== Entries with chart source code ==
--- Start ---
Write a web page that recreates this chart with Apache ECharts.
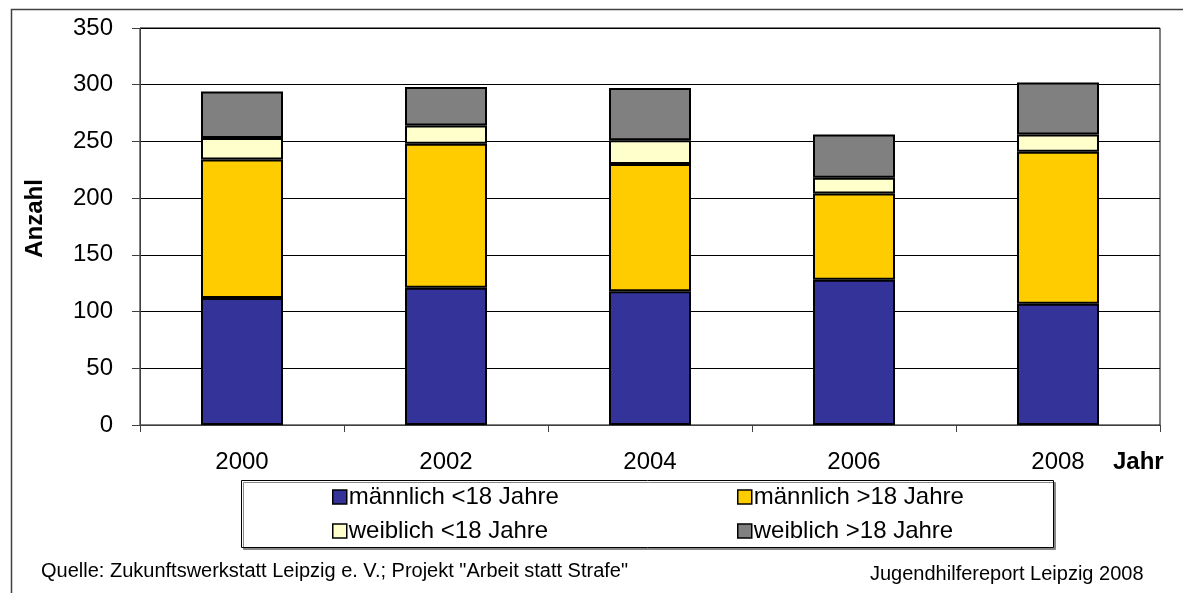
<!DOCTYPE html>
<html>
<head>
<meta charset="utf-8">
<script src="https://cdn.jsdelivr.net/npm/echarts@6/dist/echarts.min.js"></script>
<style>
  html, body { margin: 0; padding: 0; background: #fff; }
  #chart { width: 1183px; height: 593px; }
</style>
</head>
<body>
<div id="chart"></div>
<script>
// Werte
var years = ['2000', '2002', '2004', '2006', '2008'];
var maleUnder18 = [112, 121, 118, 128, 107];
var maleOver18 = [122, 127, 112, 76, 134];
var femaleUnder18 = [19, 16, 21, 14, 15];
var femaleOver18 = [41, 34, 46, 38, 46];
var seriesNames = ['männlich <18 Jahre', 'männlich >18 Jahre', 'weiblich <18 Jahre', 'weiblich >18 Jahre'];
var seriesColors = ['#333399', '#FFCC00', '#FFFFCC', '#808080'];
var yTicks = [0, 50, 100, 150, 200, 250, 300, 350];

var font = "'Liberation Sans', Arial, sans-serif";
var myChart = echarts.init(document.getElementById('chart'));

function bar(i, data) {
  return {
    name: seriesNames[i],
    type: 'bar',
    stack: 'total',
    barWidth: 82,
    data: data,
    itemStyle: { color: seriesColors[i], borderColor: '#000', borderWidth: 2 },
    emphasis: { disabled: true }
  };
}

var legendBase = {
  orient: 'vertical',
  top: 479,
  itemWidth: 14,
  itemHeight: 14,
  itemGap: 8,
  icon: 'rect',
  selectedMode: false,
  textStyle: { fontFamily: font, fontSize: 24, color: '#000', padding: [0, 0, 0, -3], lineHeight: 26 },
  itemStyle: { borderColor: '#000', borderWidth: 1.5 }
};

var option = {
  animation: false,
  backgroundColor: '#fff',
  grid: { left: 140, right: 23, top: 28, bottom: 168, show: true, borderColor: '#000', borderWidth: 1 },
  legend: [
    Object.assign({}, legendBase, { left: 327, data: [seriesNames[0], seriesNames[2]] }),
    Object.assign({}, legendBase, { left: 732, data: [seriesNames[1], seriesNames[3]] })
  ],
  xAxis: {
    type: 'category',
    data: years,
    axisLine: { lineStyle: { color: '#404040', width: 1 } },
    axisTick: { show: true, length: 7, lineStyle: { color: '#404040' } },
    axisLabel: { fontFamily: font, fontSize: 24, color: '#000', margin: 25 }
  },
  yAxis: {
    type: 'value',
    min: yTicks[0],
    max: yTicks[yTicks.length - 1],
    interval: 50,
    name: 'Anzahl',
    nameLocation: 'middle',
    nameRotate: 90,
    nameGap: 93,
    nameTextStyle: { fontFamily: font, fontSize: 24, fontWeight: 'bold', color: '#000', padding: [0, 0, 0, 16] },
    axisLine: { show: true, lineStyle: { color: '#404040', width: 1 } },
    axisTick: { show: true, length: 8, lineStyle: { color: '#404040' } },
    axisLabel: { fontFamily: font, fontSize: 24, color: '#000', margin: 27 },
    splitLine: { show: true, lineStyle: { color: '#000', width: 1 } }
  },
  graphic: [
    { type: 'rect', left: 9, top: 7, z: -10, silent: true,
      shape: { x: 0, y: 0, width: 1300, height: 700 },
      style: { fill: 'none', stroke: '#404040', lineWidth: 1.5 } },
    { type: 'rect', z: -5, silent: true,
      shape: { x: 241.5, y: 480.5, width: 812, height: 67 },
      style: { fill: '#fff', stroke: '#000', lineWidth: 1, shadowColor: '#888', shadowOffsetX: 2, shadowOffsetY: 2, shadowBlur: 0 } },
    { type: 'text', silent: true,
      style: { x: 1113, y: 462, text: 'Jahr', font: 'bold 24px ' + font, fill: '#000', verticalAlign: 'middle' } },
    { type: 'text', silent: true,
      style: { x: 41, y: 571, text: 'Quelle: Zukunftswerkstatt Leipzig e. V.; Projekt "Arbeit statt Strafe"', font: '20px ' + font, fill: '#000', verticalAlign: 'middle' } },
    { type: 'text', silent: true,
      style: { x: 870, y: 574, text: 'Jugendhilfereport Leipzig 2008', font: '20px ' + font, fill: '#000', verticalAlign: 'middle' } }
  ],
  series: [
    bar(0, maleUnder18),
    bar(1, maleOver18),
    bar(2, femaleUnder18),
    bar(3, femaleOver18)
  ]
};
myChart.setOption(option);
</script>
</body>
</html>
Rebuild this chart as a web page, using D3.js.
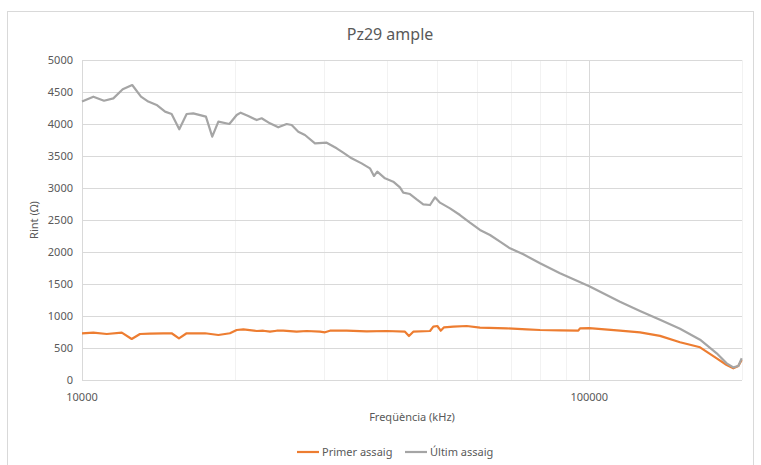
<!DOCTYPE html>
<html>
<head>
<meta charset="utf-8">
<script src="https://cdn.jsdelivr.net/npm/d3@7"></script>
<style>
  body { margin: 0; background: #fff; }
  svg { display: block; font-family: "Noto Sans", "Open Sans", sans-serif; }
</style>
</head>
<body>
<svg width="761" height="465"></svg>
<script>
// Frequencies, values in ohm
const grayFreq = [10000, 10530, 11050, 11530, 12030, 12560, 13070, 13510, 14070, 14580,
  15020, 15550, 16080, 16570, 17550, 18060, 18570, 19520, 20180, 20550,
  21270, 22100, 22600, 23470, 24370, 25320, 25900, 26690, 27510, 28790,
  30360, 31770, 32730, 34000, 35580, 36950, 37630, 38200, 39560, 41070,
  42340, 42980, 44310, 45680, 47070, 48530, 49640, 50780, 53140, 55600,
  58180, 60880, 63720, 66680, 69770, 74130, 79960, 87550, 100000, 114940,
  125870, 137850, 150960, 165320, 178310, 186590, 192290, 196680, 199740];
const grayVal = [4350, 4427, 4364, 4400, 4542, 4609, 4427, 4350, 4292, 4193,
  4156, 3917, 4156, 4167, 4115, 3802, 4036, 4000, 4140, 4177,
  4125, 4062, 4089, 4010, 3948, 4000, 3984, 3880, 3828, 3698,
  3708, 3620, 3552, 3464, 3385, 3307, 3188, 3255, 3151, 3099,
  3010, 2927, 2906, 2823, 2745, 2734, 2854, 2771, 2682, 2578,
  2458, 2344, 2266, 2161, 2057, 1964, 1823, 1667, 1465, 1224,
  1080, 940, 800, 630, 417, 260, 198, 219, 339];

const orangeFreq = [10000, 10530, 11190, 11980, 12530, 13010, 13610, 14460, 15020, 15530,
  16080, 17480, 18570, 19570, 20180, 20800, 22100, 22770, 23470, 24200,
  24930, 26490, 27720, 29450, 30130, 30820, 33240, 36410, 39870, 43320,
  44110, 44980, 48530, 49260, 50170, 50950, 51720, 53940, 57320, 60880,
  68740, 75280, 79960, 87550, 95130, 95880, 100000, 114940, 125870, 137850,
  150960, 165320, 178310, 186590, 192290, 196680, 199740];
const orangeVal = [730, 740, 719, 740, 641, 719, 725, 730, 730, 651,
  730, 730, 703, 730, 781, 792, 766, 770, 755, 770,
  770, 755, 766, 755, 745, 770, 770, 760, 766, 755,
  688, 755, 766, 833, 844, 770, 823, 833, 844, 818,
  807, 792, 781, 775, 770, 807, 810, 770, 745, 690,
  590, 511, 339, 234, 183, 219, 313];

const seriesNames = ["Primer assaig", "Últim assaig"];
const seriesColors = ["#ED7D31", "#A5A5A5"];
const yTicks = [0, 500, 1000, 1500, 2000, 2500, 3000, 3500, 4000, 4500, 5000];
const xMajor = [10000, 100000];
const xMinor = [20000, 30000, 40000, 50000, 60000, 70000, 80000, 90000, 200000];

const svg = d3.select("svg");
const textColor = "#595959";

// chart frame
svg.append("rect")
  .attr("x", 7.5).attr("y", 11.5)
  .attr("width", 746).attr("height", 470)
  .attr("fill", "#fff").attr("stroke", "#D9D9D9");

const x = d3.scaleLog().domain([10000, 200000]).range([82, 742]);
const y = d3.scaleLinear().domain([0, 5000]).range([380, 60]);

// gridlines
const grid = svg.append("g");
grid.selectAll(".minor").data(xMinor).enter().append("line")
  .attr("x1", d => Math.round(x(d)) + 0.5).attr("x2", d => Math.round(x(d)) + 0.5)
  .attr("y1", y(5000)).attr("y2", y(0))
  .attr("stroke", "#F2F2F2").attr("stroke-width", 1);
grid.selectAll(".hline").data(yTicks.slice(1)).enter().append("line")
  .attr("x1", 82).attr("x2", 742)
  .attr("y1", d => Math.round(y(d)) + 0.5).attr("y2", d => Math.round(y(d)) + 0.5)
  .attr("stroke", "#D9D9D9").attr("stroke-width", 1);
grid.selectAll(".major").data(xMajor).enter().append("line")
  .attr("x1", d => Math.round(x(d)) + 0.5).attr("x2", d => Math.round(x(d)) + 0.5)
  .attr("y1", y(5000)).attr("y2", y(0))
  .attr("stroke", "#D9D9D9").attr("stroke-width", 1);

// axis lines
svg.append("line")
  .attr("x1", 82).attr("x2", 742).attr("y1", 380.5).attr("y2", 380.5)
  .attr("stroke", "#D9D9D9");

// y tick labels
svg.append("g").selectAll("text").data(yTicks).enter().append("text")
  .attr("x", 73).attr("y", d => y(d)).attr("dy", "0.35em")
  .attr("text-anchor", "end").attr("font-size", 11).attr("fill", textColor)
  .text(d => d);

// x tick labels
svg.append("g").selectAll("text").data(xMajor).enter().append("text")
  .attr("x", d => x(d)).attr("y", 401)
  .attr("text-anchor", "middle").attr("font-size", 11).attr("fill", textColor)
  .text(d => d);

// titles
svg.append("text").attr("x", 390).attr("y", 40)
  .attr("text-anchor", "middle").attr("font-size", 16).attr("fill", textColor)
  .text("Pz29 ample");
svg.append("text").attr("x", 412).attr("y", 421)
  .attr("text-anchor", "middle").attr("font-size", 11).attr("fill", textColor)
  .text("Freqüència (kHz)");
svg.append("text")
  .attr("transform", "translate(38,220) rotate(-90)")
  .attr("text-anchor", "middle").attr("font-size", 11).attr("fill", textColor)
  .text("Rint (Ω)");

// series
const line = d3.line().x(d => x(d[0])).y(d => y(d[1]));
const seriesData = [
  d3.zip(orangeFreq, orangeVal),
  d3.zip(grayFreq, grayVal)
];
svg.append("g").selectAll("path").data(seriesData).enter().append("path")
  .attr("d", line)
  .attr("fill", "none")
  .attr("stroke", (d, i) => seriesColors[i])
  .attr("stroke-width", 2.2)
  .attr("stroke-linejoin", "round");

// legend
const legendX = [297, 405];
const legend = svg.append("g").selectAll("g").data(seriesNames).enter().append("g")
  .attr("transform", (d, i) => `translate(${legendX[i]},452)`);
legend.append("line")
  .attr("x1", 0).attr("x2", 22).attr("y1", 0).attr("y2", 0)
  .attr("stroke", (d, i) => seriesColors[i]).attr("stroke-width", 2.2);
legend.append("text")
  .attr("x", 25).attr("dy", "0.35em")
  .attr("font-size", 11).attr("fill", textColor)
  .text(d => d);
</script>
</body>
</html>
--- End ---
== SHORT PROBLEM ==
Retype the records above word for word, from their first line through the line containing "var myChart = echarts.init(document.getElementById('chart'));", and leave out every picture.

== ANSWER TO THIS PROBLEM ==
Write a web page that recreates this chart with Apache ECharts.
<!DOCTYPE html>
<html>
<head>
<meta charset="utf-8">
<script src="https://cdn.jsdelivr.net/npm/echarts@6/dist/echarts.min.js"></script>
<style>
  html, body { margin: 0; padding: 0; background: #fff; }
  #chart { width: 1183px; height: 593px; }
</style>
</head>
<body>
<div id="chart"></div>
<script>
// Werte
var years = ['2000', '2002', '2004', '2006', '2008'];
var maleUnder18 = [112, 121, 118, 128, 107];
var maleOver18 = [122, 127, 112, 76, 134];
var femaleUnder18 = [19, 16, 21, 14, 15];
var femaleOver18 = [41, 34, 46, 38, 46];
var seriesNames = ['männlich <18 Jahre', 'männlich >18 Jahre', 'weiblich <18 Jahre', 'weiblich >18 Jahre'];
var seriesColors = ['#333399', '#FFCC00', '#FFFFCC', '#808080'];
var yTicks = [0, 50, 100, 150, 200, 250, 300, 350];

var font = "'Liberation Sans', Arial, sans-serif";
var myChart = echarts.init(document.getElementById('chart'));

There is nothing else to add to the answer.